How Does Tony Soprano Play Mario Kart 64 With One Hand?

All Hail Tony Soprano's Telekinetic N64 Powers

It finally happened to me: I got sick of rewatching Breaking Bad. Well, actually, I can’t get sick of rewatching Breaking Bad. It’s just that, given it’s a new year and all, I decided I should broaden my horizons and watch other critically acclaimed television shows. After all, being a millennial, many of my contemporaries and I caught the Golden Age of Television a bit later than others. I can tell you a whole lot about Mad Men, Breaking Bad, and (the few good seasons of) The Walking Dead, but I don’t know anything about more recent classics like The Sopranos or The Wire.

In an effort to be more Cultured™ and Worldly™, I decided I would begin 2019 by watching the (now) 20 year old show The Sopranos. A few episodes into the first season, I’m happy to announce that I’m enjoying the show quite a bit. It didn’t take long for me to become immersed and invested in the life of Tony Soprano. That was, at least, until I witnessed him play Mario Kart 64.

A bit of context here: in the season one episode “The Meadowlands,” Tony Soprano sits down to play Mario Kart 64 with his son Anthony Jr. This scene is thematically important for the episode, an episode that largely deals with the relationship between the pair. Over the course of the episode, Anthony Jr. learns that his father is part of the mafia, a discovery that (obviously) makes him see his father differently.

As you can see in the above video (courtesy of YouTuber Fruktlugg), Tony Soprano manages to win a game of Mario Kart 64 with one hand. More importantly, Tony beats his son without ever pressing the accelerator or any button besides the control stick. While I wish Tony Soprano’s telekinetic video game prowess was part of a supernatural Sopranos arc, it turns out the show’s Mario Kart 64 blunder was just a production goof.

This isn’t the only inconsistency in the scene. Anthony Jr. tells Tony to “watch out for the ghosts,” upon starting the race, however, the track they’re racing around doesn’t have any ghosts. After racking my brain, the only ghosts I can remember from the game are the Boos in Banshee Boardwalk. According to the Super Mario Wiki (which I assume is the Holy Bible of Mario Kart lore), the Boos on the map “just laugh when the player passes by.” Perhaps Anthony Jr. was simply trying to save his father from humiliation.

Additionally, Anthony Jr. is able to instantly queue up a new race by hitting the console’s reset button. While the Nintendo 64’s reset button was pretty handy (especially if you spent your youth blowing into cartridges and jamming them back into the console), it wasn’t that handy.

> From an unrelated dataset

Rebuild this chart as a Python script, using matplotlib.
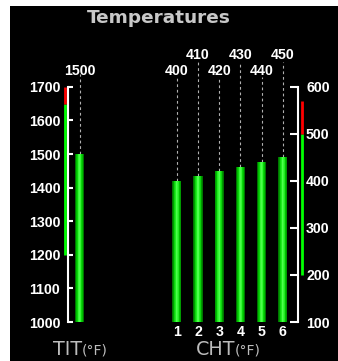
import matplotlib
matplotlib.use('Agg')
import matplotlib.pyplot as plt
from matplotlib.patches import Rectangle
import matplotlib.transforms as mtrans

# ---------------- data ----------------
tit_value = 1500
tit_ticks = [1000, 1100, 1200, 1300, 1400, 1500, 1600, 1700]
tit_green = (1200, 1650)
tit_red = (1650, 1700)

cht_cyl = [1, 2, 3, 4, 5, 6]
cht_values = [400, 410, 420, 430, 440, 450]
cht_ticks = [100, 200, 300, 400, 500, 600]
cht_green = (200, 500)
cht_red = (500, 570)

# ---------------- layout ----------------
W, H, DPI = 338, 361, 100
fig = plt.figure(figsize=(W / DPI, H / DPI), dpi=DPI, facecolor='white')
fig.patches.append(Rectangle((10 / W, 0), 1 - 10 / W, (H - 6) / H,
                             transform=fig.transFigure, facecolor='black',
                             edgecolor='none', zorder=-10))

def px_rect(x0, x1, ytop, ybot):
    return [x0 / W, (H - ybot) / H, (x1 - x0) / W, (ybot - ytop) / H]

YTOP, YBOT = 86.8, 322.0
SP = 21.2  # pixels per bar slot
BW = 0.43
FONT = 'Liberation Sans'
TICKFS = 10.2

ax1 = fig.add_axes(px_rect(68, 108, YTOP, YBOT))
ax1.set_xlim(-(79.5 - 68) / SP, (108 - 79.5) / SP)
ax1.set_ylim(tit_ticks[0], tit_ticks[-1])

ax2 = fig.add_axes(px_rect(160, 297.7, YTOP, YBOT))
ax2.set_xlim(1 - (176.8 - 160) / SP, 1 + (297.7 - 176.8) / SP)
ax2.set_ylim(cht_ticks[0], cht_ticks[-1])

for ax in (ax1, ax2):
    ax.set_facecolor('none')
    for s in ax.spines.values():
        s.set_visible(False)

# TIT axis
ax1.spines['left'].set_visible(True)
ax1.spines['left'].set_color('white')
ax1.spines['left'].set_linewidth(1.5)
ax1.set_yticks(tit_ticks)
ax1.set_yticklabels([str(t) for t in tit_ticks], fontfamily=FONT,
                    fontweight='bold', fontsize=TICKFS)
ax1.tick_params(axis='y', direction='in', length=3.8, width=1.5,
                color='white', labelcolor='white', pad=5.5)
ax1.set_xticks([])

# CHT axis
ax2.spines['right'].set_visible(True)
ax2.spines['right'].set_color('white')
ax2.spines['right'].set_linewidth(1.5)
ax2.yaxis.set_ticks_position('right')
ax2.yaxis.set_label_position('right')
ax2.set_yticks(cht_ticks)
ax2.set_yticklabels([str(t) for t in cht_ticks], fontfamily=FONT,
                    fontweight='bold', fontsize=TICKFS)
ax2.tick_params(axis='y', direction='in', length=6, width=1.5,
                color='white', labelcolor='white', pad=6)
ax2.set_xticks(cht_cyl)
ax2.set_xticklabels([str(c) for c in cht_cyl], fontfamily=FONT,
                    fontweight='bold', fontsize=TICKFS)
ax2.tick_params(axis='x', length=0, labelcolor='white', pad=2.5)

# gradient bars (layered)
layers = [(1.00, '#007400'), (0.85, '#009a00'), (0.70, '#00bc00'),
          (0.55, '#0ad60a'), (0.40, '#20ea20'), (0.25, '#36f836'),
          (0.12, '#4cff4c')]

def gbars(ax, xs, vals, base):
    for f, c in layers:
        ax.bar(xs, [v - base for v in vals], bottom=base, width=BW * f,
               color=c, linewidth=0, zorder=3)

gbars(ax1, [0], [tit_value], tit_ticks[0])
gbars(ax2, cht_cyl, cht_values, cht_ticks[0])

# dashed leaders + value labels
def frac_to_data(ax, f):
    y0, y1 = ax.get_ylim()
    return y0 + f * (y1 - y0)

def label(ax, x, v, fy_line, fy_text):
    ax.vlines(x, v, frac_to_data(ax, fy_line), colors='#b0b0b0',
              linestyles=(0, (2.5, 2.5)), linewidth=0.8, clip_on=False, zorder=2)
    ax.text(x, fy_text, str(v), transform=mtrans.blended_transform_factory(
        ax.transData, ax.transAxes), ha='center', va='center', color='white',
        fontfamily=FONT, fontweight='bold', fontsize=TICKFS, clip_on=False)

label(ax1, 0, tit_value, 1.055, 1.069)
for i, (c, v) in enumerate(zip(cht_cyl, cht_values)):
    if i % 2 == 0:
        label(ax2, c, v, 1.043, 1.069)
    else:
        label(ax2, c, v, 1.106, 1.136)

# range strips
x1s = -(79.5 - 64.5) / SP
ax1.vlines(x1s, *tit_green, colors='#00ff00', linewidth=2.0, clip_on=False)
ax1.vlines(x1s, *tit_red, colors='#ff0000', linewidth=2.0, clip_on=False)
x2s = 1 + (302 - 176.8) / SP
ax2.vlines(x2s, *cht_green, colors='#00ff00', linewidth=2.0, clip_on=False)
ax2.vlines(x2s, *cht_red, colors='#ff0000', linewidth=2.0, clip_on=False)

# titles
fig.text(159 / W, (H - 18) / H, 'Temperatures', ha='center', va='center',
         color='#c8c8c8', fontweight='bold', fontsize=13.3)
GRAY = '#bcbcbc'
fig.text(82 / W, (H - 355) / H, 'TIT', ha='right', va='baseline', color=GRAY,
         fontsize=13.8)
fig.text(82 / W, (H - 355) / H, '(°F)', ha='left', va='baseline', color=GRAY,
         fontsize=10)
fig.text(235 / W, (H - 355) / H, 'CHT', ha='right', va='baseline', color=GRAY,
         fontsize=13.8)
fig.text(235 / W, (H - 355) / H, '(°F)', ha='left', va='baseline', color=GRAY,
         fontsize=10)

fig.savefig('out.png', dpi=DPI, facecolor='white')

It’s worth noting that despite screwing up the game’s controls, The Sopranos actually gets a lot of Mario Kart 64 right. Despite Tony being able to win without accelerating his vehicle, the show nails the game’s sound to a T. This sentiment is best summed up by YouTube commenter Wourghk, who noted, “The script calls for some time compression with a focus on the actors, so you’ll notice the game state change faster than is realistically possible, but they got the sounds right to cover for what you’re not seeing. Menu sounds before a match starts, kart and item sounds when the game is being played, and the correct character voices are playing, too.”

What other production goofs will my Sopranos adventures reap? More importantly, will I stop writing about 20-year-old television shows online? Only time will tell.